LISBOA, PORTUGAL (FOLHAPRESS) - O ciclo de aumento de juros para tentar conter a inflação recorde na União Europeia (UE) pode representar uma bomba-relógio para as famílias em Portugal, onde mais de 90% dos contratos de crédito para habitação foram celebrados com taxas variáveis.
A disparada no valor das prestações da casa própria já começou, e o cenário é particularmente mais complicado para quem tem contratos recentes e com montantes mais elevados. Em alguns casos, o reajuste para os próximos 12 meses pode superar os 30%.
A principal variável no cálculo das prestações é a chamada Euribor, a taxa de referência interbancária na UE que serve como parâmetro para a maior parte dos financiamentos habitacionais. Os valores costumam estar intimamente relacionados às taxas de juros do BCE (Banco Central Europeu).

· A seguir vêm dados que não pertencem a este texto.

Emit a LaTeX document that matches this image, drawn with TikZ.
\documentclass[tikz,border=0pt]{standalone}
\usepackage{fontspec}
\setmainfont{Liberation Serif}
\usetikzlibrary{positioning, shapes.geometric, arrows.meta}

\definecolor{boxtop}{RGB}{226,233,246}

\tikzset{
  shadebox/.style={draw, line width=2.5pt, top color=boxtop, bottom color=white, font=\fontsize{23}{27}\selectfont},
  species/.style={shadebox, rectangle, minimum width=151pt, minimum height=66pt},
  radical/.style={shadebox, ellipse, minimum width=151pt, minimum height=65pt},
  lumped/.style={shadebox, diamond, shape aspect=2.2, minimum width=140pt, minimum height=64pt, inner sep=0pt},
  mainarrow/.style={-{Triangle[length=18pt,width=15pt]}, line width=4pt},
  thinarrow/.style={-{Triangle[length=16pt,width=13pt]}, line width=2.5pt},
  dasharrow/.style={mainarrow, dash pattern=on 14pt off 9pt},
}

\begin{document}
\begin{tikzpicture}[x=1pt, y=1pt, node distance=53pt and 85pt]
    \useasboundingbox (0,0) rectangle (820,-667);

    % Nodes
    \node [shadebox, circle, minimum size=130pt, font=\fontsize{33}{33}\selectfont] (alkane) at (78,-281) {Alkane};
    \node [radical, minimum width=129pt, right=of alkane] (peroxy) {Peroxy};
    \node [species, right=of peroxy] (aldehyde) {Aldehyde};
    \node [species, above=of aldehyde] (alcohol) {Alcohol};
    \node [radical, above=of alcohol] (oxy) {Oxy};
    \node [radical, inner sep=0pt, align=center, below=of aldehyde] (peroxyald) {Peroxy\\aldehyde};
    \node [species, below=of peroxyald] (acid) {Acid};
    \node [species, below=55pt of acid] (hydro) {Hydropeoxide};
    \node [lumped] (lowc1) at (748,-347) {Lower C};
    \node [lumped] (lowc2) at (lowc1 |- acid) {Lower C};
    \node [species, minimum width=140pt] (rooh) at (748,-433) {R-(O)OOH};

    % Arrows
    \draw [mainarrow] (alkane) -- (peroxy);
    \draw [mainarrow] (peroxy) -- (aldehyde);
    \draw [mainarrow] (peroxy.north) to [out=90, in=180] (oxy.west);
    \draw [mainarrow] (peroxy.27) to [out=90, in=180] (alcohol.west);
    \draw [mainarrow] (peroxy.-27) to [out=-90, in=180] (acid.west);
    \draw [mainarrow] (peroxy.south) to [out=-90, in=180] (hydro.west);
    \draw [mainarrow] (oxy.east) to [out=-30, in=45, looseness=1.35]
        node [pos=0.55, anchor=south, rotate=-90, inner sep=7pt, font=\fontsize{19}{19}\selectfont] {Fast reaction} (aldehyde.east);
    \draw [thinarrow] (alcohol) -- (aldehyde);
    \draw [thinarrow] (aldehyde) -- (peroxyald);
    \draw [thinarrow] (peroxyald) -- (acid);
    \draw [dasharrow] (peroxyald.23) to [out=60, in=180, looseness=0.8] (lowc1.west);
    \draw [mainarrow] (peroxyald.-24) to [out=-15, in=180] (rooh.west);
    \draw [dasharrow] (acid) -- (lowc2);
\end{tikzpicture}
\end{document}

Como forma de estímulo após a crise financeira da década passada, a Euribor esteve em patamares negativos entre 2015 e 2021. Com o cenário de inflação em alta na Europa, a taxa voltou a subir em 2022.
Principal referência de reajuste dos contratos, a Euribor a 12 meses já está acima dos 2,4%.

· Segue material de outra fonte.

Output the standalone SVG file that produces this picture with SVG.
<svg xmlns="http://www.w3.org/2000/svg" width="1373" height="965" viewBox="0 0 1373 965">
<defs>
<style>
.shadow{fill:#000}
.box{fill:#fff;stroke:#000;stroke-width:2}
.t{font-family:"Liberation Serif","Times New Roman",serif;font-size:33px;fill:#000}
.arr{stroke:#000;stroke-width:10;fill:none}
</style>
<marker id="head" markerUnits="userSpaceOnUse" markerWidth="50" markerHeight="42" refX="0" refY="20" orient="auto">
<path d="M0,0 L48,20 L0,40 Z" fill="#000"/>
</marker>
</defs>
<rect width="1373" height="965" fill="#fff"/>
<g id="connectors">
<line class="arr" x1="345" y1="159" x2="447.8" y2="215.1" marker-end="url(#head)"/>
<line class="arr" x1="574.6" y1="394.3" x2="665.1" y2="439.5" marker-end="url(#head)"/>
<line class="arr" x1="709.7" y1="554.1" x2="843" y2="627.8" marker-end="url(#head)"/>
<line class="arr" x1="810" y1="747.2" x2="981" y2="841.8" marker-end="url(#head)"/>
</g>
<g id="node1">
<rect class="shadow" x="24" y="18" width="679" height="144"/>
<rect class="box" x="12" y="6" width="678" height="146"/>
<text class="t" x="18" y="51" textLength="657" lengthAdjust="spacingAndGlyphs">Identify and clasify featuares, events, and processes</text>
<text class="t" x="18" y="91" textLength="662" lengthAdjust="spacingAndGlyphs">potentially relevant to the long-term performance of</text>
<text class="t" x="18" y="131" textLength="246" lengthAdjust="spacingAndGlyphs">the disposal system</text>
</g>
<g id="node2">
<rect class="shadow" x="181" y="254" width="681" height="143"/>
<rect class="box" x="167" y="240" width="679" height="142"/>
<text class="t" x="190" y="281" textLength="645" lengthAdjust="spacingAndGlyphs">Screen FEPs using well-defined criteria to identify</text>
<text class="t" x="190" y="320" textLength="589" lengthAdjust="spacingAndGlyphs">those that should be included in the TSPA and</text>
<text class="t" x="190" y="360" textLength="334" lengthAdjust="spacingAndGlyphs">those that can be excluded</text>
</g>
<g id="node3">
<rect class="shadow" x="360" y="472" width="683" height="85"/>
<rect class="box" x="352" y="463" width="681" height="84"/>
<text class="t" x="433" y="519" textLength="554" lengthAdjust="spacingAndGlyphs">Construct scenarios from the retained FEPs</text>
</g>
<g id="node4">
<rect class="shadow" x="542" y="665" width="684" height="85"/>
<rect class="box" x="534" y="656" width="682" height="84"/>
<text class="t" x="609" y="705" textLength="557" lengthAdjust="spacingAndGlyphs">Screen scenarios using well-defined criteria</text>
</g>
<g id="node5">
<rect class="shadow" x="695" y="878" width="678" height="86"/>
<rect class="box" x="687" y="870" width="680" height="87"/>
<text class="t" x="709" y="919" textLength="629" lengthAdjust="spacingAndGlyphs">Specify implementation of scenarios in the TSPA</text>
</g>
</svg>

Para uma família que tenha contraído um empréstimo de 150 mil euros (cerca de R$ 756,7 mil) com prazo de 30 anos, taxa de juros associada a Euribor a 12 meses e um spread bancário (margem de lucro da instituição) de 1%, a prestação pode ter um aumento de mais de 120 euros mensais (R$ 605).

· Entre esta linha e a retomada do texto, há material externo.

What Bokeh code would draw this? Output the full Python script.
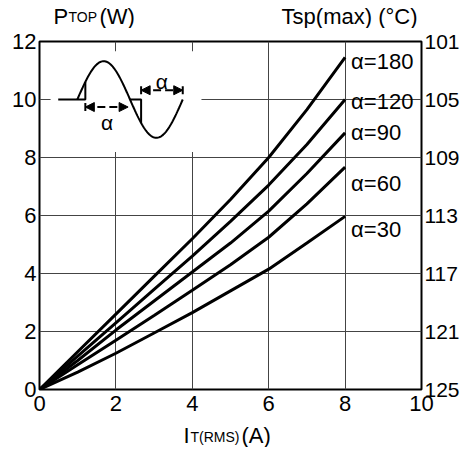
import numpy as np
from bokeh.plotting import figure
from bokeh.layouts import column
from bokeh.models import Range1d, LinearAxis, FixedTicker, Label, Arrow, NormalHead
from bokeh.core.properties import value
from bokeh.embed import file_html
from bokeh.resources import INLINE

# ---------------- data ----------------
current = [0, 1, 2, 3, 4, 5, 6, 7, 8]
p_a180 = [0, 1.3, 2.6, 3.9, 5.2, 6.55, 8.0, 9.65, 11.45]
p_a120 = [0, 1.15, 2.3, 3.45, 4.6, 5.8, 7.05, 8.45, 10.0]
p_a90 = [0, 1.0, 2.05, 3.05, 4.05, 5.05, 6.15, 7.45, 8.85]
p_a60 = [0, 0.85, 1.7, 2.55, 3.42, 4.3, 5.25, 6.4, 7.67]
p_a30 = [0, 0.6, 1.25, 1.95, 2.65, 3.4, 4.15, 5.05, 5.97]
series_names = ["α=180", "α=120", "α=90", "α=60", "α=30"]
series_values = [p_a180, p_a120, p_a90, p_a60, p_a30]

x_ticks = [0, 2, 4, 6, 8, 10]
y_ticks = [0, 2, 4, 6, 8, 10, 12]
t_ticks = [101, 105, 109, 113, 117, 121, 125]

# ---------------- styles ----------------
FONT = "Liberation Sans"
FRAME_W = 382
LEFT = 39
label_dy = [-4, -2, 0, -16, -13]   # pixel offsets of the curve labels

xr = Range1d(0, 10)

p = figure(frame_width=FRAME_W, frame_height=348, x_range=xr, y_range=Range1d(0, 12),
           output_backend="svg", toolbar_location=None,
           min_border_left=LEFT, min_border_right=38, min_border_top=13, min_border_bottom=32)
p.background_fill_color = "white"
p.border_fill_color = "white"
p.outline_line_color = "black"
p.outline_line_width = 2

p.extra_y_ranges = {"tsp": Range1d(start=125, end=101)}
right_axis = LinearAxis(y_range_name="tsp")
p.add_layout(right_axis, "right")

p.xaxis.ticker = FixedTicker(ticks=x_ticks)
p.yaxis.ticker = FixedTicker(ticks=y_ticks)
right_axis.ticker = FixedTicker(ticks=t_ticks)

for ax in [p.xaxis[0], p.yaxis[0], right_axis]:
    ax.major_tick_in = 0
    ax.major_tick_out = 0
    ax.minor_tick_in = 0
    ax.minor_tick_out = 0
    ax.axis_line_color = None
    ax.major_label_text_font = FONT
    ax.major_label_text_font_size = "22px"
    ax.major_label_text_color = "black"
right_axis.major_label_text_font_size = "21px"
p.xaxis.major_label_standoff = 6
p.yaxis.major_label_standoff = 3
right_axis.major_label_standoff = 3

p.xgrid.grid_line_color = "#444444"
p.ygrid.grid_line_color = "#444444"
p.xgrid.grid_line_width = 1
p.ygrid.grid_line_width = 1

# ---------------- inset schematic ----------------
p.quad(left=0.29, right=4.24, bottom=8.19, top=11.66, fill_color="white", line_color=None)
s0, s1, mid, amp = 0.99, 3.75, 10.0, 1.32
period = s1 - s0
def wave(x):
    return mid + amp * np.sin(2 * np.pi * (np.asarray(x) - s0) / period)
xs = np.linspace(s0, s1, 120)
p.line(xs, wave(xs), line_color="black", line_width=2)
trig1, zero2, trig2 = 1.20, s0 + period / 2, 2.66
p.line([0.49, trig1, trig1], [mid, mid, float(wave(trig1))], line_color="black", line_width=2)
p.line([zero2, trig2, trig2], [mid, mid, float(wave(trig2))], line_color="black", line_width=2)

def head():
    return NormalHead(size=9, fill_color="black", line_color="black", line_width=1)

y_low, y_up = 9.74, 10.32
p.add_layout(Arrow(x_start=trig1, y_start=y_low, x_end=2.32, y_end=y_low, start=head(), end=head(),
                   line_color="black", line_width=2, line_dash="8 4"))
p.add_layout(Arrow(x_start=trig2, y_start=y_up, x_end=s1, y_end=y_up, start=head(), end=head(),
                   line_color="black", line_width=2, line_dash="8 4"))
p.segment(x0=[trig1, trig2, s1], y0=[y_low - 0.14, y_up - 0.14, y_up - 0.14],
          x1=[trig1, trig2, s1], y1=[y_low + 0.14, y_up + 0.14, y_up + 0.14],
          line_color="black", line_width=2)
p.add_layout(Label(x=1.77, y=9.22, text="α", text_font=FONT, text_font_size="21px",
                   text_align="center", text_baseline="middle", text_color="black"))
p.add_layout(Label(x=3.20, y=10.63, text="α", text_font=FONT, text_font_size="21px",
                   text_align="center", text_baseline="middle", text_color="black"))

# ---------------- curves ----------------
for name, vals, dy in zip(series_names, series_values, label_dy):
    p.line(current, vals, line_color="black", line_width=3)
    p.add_layout(Label(x=current[-1], y=vals[-1], x_offset=6, y_offset=dy, text=name,
                       text_font=FONT, text_font_size="22px", text_align="left",
                       text_baseline="middle", text_color="black"))

# ---------------- title strips (above and below) ----------------
def strip(h):
    f = figure(frame_width=FRAME_W, frame_height=h, x_range=xr, y_range=Range1d(0, h),
               x_axis_type=None, y_axis_type=None, output_backend="svg", toolbar_location=None,
               min_border_left=LEFT, min_border_right=0, min_border_top=0, min_border_bottom=0)
    f.outline_line_color = None
    f.grid.visible = False
    f.background_fill_color = "white"
    f.border_fill_color = "white"
    return f

def txt(f, x, y, s, size, xo, align="left"):
    f.text(x=[x], y=[y], text=[s], text_font=value(FONT), text_font_size=size,
           x_offset=xo, text_align=align, text_baseline="alphabetic", text_color="black")

top = strip(28)
txt(top, 0, 11.7, "P", "22px", 14)
txt(top, 0, 11.7, "TOP", "14px", 29)
txt(top, 0, 11.7, "(W)", "22px", 60)
txt(top, 10, 11.7, "Tsp(max) (°C)", "22px", -4, align="right")

bottom = strip(26)
txt(bottom, 5, 12, "I", "22px", -47)
txt(bottom, 5, 11, "T(RMS)", "14px", -40)
txt(bottom, 5, 12, "(A)", "22px", 11)

layout = column(top, p, bottom)
open("out.html", "w").write(file_html(layout, INLINE))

"Nós passamos sete anos com taxas de juros negativas, tivemos um período de exceção. Agora existe uma normalização das taxas de juros. O problema é que isso acontece de forma muito acelerada e em um momento de elevada inflação [quase de 10%] e de aumento generalizado do custo de vida", diz o economista Nuno Rico, da Deco Proteste, associação de defesa dos consumidores.
Na avaliação do profissional, embora a situação seja motivo de apreensão, a economia portuguesa hoje está em melhores condições para lidar com as mudanças.
"Estamos em uma situação globalmente melhor do que no período de 2011 e 2013, quando tivemos uma crise e houve a intervenção da troika [FMI, BCE e Comissão Europeia] no país. Agora a situação parece menos grave, não temos sinal de aumento do desemprego", completa.
Em Portugal há seis anos, Kelly e Robson Oliveira, ambos de Minas Gerais, financiaram um apartamento de um quarto em Sintra, na região metropolitana de Lisboa, em dezembro de 2021. O casal se diz apreensivo com o primeiro reajuste da parcela, no aniversário de um ano do contrato.
"A vida encareceu muito nos últimos meses: supermercado, conta de luz e gasolina. Só não aumentou o nosso salário. Se a prestação da casa aumentar tanto quanto as pessoas estão dizendo, não sei como vamos fazer para encaixar os gastos", diz Kelly, que ganha cerca de 1.000 euros (R$ 5.040) como esteticista.
Nos últimos meses, com o cenário de aumento dos juros, a preocupação com um aumento generalizado das prestações habitacionais tem sido discutida com seriedade em Portugal.
Nesta segunda-feira (10), o governo do premiê socialista António Costa anunciou algumas medidas de apoio às famílias com crédito à habitação.
Na proposta de Orçamento de Estado para 2022, entregue agora ao Parlamento, haverá redução no imposto de renda retido na fonte para quem tem financiamento habitacional "para habitação própria e permanente" e ganha até 2.700 euros (R$ 13,6 mil) brutos por mês.
A estimativa é de que cerca de 1,4 milhão de titulares de contrato de crédito possam se beneficiar da medida, cujo principal objetivo é aumentar a liquidez dos portugueses.
Enquanto países com economias mais fortes, como França e Alemanha, costumam ter empréstimos do crédito à habitação com taxas pré-definidas por toda a duração do contrato ou ao longo vários anos, a situação é diferente no Sul da Europa.
Dados do Banco de Portugal indicam que cerca de 93% do crédito habitacional no país tem taxas variáveis. Na vizinha Espanha, são cerca de 75%.
"Os bancos em Portugal não tinham a mesma capacidade financeira dos países mais ricos da Europa. Os empréstimos com taxas variáveis foram inicialmente uma forma para que eles fornecessem crédito com valores competitivos dentro desse contexto", diz o Nuno Rico, da Deco Proteste.
Segundo o economista, durante muitos anos os bancos tiveram pouco interesse pelos créditos com taxas variáveis. Com poucas opções disponíveis e menos concorrência, as taxas cobradas não eram competitivas. Ele avalia que, com o cenário inflacionário, a situação tem vindo a mudar, com mais opções para quem celebrar novos contratos.